If you wanted to filter traces by time range, you wouldn't ever filter "trace IDs" directly, you'd filter against the actual source-of-truth of trace/span data, which would include timestamps and IDs among many different properties of all known trace/span data...
I'm honestly only speculating that I would take similar advantage of having extra temporal information in Span IDs without resorting to a local OLAP store like ClickHouse or a time series database like InfluxDB.
You don't need an OLAP store, or a time series DB, or anything in particular, to look up details about trace and/or span IDs, but you absolutely need some kind of source-of-truth for trace metadata, which you can query, with these kinds of filters, to get trace/span data. This is AFAIK unavoidable?

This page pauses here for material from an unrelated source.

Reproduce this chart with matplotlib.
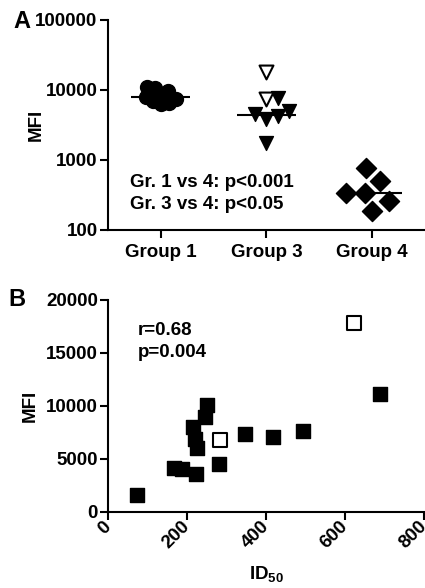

peterbourgon/trc is a self-described "in-process request tracing" project which is very much adjacent to, if not totally compatible with, the stuff you've linked above.)
🤯 So cool!
So, my concerns here might be best summarized with the following example: a span ID that embeds some timestamp t1, but which refers to a span with an actual, true, correct start_time attribute that is some totally different timestamp t2. This is always gonna be a possible outcome, and can't just be ignored as an edge case you don't need to worry about. Which means whatever timestamp you infer from the span ID is, necessarily, just a guess, not a fact -- fine as an optimization, but if you want to make reliable/correct decisions about start_times then you must load the actual span entity, you can't just rely on the span ID. Right?
Oh, I see the confusion. I only meant when the source-of-truth that generates both the SpanID and the Span itself reuses guaranteed identical timestamps for each.
BTW, I'm heading into a national forest for a week, so I'm going offline from here on out for a bit.